» AIM OF THE TASK
Can you write out all the lines word for word, with no pictures?
* start SOURCE MATERIAL *
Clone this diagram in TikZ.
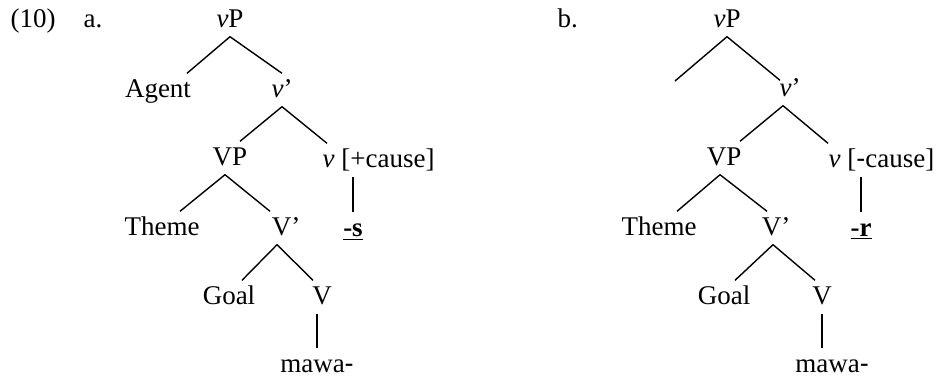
\documentclass[tikz,border=0pt]{standalone}
\usepackage{fontspec}
\setmainfont{Liberation Serif}
\newfontfamily\arialfam{Liberation Sans}
\newcommand{\sanshyph}{{\arialfam -}}

\begin{document}
\begin{tikzpicture}[x=0.5pt,y=-0.5pt,line width=0.7pt,
  lab/.style={anchor=base,inner sep=1.5pt,text height=10pt,text depth=3pt,font=\fontsize{13.5}{16}\selectfont}]
\useasboundingbox (0,0) rectangle (940,380);
\node[lab,anchor=base west] (num) at (7,27) {(10)};
\node[lab,anchor=base west] (ia) at (80,27) {a.};
\node[lab] (vPa) at (230,27) {\textit{v}P};
\node[lab] (agA) at (158,97) {Agent};
\node[lab] (vbarA) at (282,97) {\textit{v}'};
\node[lab] (VPa) at (230,165) {VP};
\node[lab,anchor=base west] (vcA) at (319,167) {\textit{v} [+cause]};
\node[lab] (thA) at (162,235) {Theme};
\node[lab] (VbarA) at (286,235) {V'};
\node[lab] (sufA) at (353,236) {\underline{\textbf{-s}}};
\node[lab] (goA) at (229,304) {Goal};
\node[lab] (VA) at (322,304) {V};
\node[lab] (mwA) at (317,372) {mawa\sanshyph};
\draw (vPa.south) -- ([xshift=14.5pt]agA.north);
\draw (vPa.south) -- (vbarA.north);
\draw (vbarA.south) -- ([xshift=5pt]VPa.north);
\draw (vbarA.south) -- ([xshift=4pt]vcA.north west);
\draw ([xshift=-2.5pt]VPa.south) -- ([xshift=9pt]thA.north);
\draw ([xshift=-2.5pt]VPa.south) -- ([xshift=-8pt]VbarA.north);
\draw ([xshift=-4.5pt]VbarA.south) -- ([xshift=6.5pt]goA.north);
\draw ([xshift=-4.5pt]VbarA.south) -- ([xshift=-4.5pt]VA.north);
\draw (sufA.north) -- (sufA.north |- vcA.south);
\draw (mwA.north) -- (mwA.north |- VA.south);

\node[lab,anchor=base west] (ib) at (554,27) {b.};
\node[lab] (vPb) at (727,27) {\textit{v}P};
\coordinate (gapB) at (675,81);
\node[lab] (vbarB) at (790,96) {\textit{v}'};
\node[lab] (VPb) at (724,165) {VP};
\node[lab,anchor=base west] (vcB) at (825,167) {\textit{v} [\sanshyph cause]};
\node[lab] (thB) at (659,235) {Theme};
\node[lab] (VbarB) at (776,235) {V'};
\node[lab] (sufB) at (861,236) {\underline{\textbf{-r}}};
\node[lab] (goB) at (724,304) {Goal};
\node[lab] (VB) at (822,304) {V};
\node[lab] (mwB) at (832,372) {mawa\sanshyph};
\draw (vPb.south) -- (gapB);
\draw (vPb.south) -- ([xshift=-5pt,yshift=-4pt]vbarB.north);
\draw ([xshift=-3.5pt]vbarB.south) -- ([xshift=8pt]VPb.north);
\draw ([xshift=-3.5pt]vbarB.south) -- ([xshift=1.5pt]vcB.north west);
\draw ([xshift=-2pt]VPb.south) -- ([xshift=9pt]thB.north);
\draw ([xshift=-2pt]VPb.south) -- ([xshift=-4.5pt]VbarB.north);
\draw ([xshift=-1.5pt]VbarB.south) -- ([xshift=5.5pt]goB.north);
\draw ([xshift=-1.5pt]VbarB.south) -- ([xshift=-3.5pt]VB.north);
\draw (sufB.north) -- (sufB.north |- vcB.south);
\draw (VB.south) -- (VB.south |- mwB.north);
\end{tikzpicture}
\end{document}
* end SOURCE MATERIAL *
» TASK RESULT
Clone this diagram in TikZ.
\documentclass[tikz,border=0pt]{standalone}
\usepackage{fontspec}
\setmainfont{Liberation Serif}
\newfontfamily\arialfam{Liberation Sans}
\newcommand{\sanshyph}{{\arialfam -}}

\begin{document}
\begin{tikzpicture}[x=0.5pt,y=-0.5pt,line width=0.7pt,
  lab/.style={anchor=base,inner sep=1.5pt,text height=10pt,text depth=3pt,font=\fontsize{13.5}{16}\selectfont}]
\useasboundingbox (0,0) rectangle (940,380);
\node[lab,anchor=base west] (num) at (7,27) {(10)};
\node[lab,anchor=base west] (ia) at (80,27) {a.};
\node[lab] (vPa) at (230,27) {\textit{v}P};
\node[lab] (agA) at (158,97) {Agent};
\node[lab] (vbarA) at (282,97) {\textit{v}'};
\node[lab] (VPa) at (230,165) {VP};
\node[lab,anchor=base west] (vcA) at (319,167) {\textit{v} [+cause]};
\node[lab] (thA) at (162,235) {Theme};
\node[lab] (VbarA) at (286,235) {V'};
\node[lab] (sufA) at (353,236) {\underline{\textbf{-s}}};
\node[lab] (goA) at (229,304) {Goal};
\node[lab] (VA) at (322,304) {V};
\node[lab] (mwA) at (317,372) {mawa\sanshyph};
\draw (vPa.south) -- ([xshift=14.5pt]agA.north);
\draw (vPa.south) -- (vbarA.north);
\draw (vbarA.south) -- ([xshift=5pt]VPa.north);
\draw (vbarA.south) -- ([xshift=4pt]vcA.north west);
\draw ([xshift=-2.5pt]VPa.south) -- ([xshift=9pt]thA.north);
\draw ([xshift=-2.5pt]VPa.south) -- ([xshift=-8pt]VbarA.north);
\draw ([xshift=-4.5pt]VbarA.south) -- ([xshift=6.5pt]goA.north);
\draw ([xshift=-4.5pt]VbarA.south) -- ([xshift=-4.5pt]VA.north);
\draw (sufA.north) -- (sufA.north |- vcA.south);
\draw (mwA.north) -- (mwA.north |- VA.south);

\node[lab,anchor=base west] (ib) at (554,27) {b.};
\node[lab] (vPb) at (727,27) {\textit{v}P};
\coordinate (gapB) at (675,81);
\node[lab] (vbarB) at (790,96) {\textit{v}'};
\node[lab] (VPb) at (724,165) {VP};
\node[lab,anchor=base west] (vcB) at (825,167) {\textit{v} [\sanshyph cause]};
\node[lab] (thB) at (659,235) {Theme};
\node[lab] (VbarB) at (776,235) {V'};
\node[lab] (sufB) at (861,236) {\underline{\textbf{-r}}};
\node[lab] (goB) at (724,304) {Goal};
\node[lab] (VB) at (822,304) {V};
\node[lab] (mwB) at (832,372) {mawa\sanshyph};
\draw (vPb.south) -- (gapB);
\draw (vPb.south) -- ([xshift=-5pt,yshift=-4pt]vbarB.north);
\draw ([xshift=-3.5pt]vbarB.south) -- ([xshift=8pt]VPb.north);
\draw ([xshift=-3.5pt]vbarB.south) -- ([xshift=1.5pt]vcB.north west);
\draw ([xshift=-2pt]VPb.south) -- ([xshift=9pt]thB.north);
\draw ([xshift=-2pt]VPb.south) -- ([xshift=-4.5pt]VbarB.north);
\draw ([xshift=-1.5pt]VbarB.south) -- ([xshift=5.5pt]goB.north);
\draw ([xshift=-1.5pt]VbarB.south) -- ([xshift=-3.5pt]VB.north);
\draw (sufB.north) -- (sufB.north |- vcB.south);
\draw (VB.south) -- (VB.south |- mwB.north);
\end{tikzpicture}
\end{document}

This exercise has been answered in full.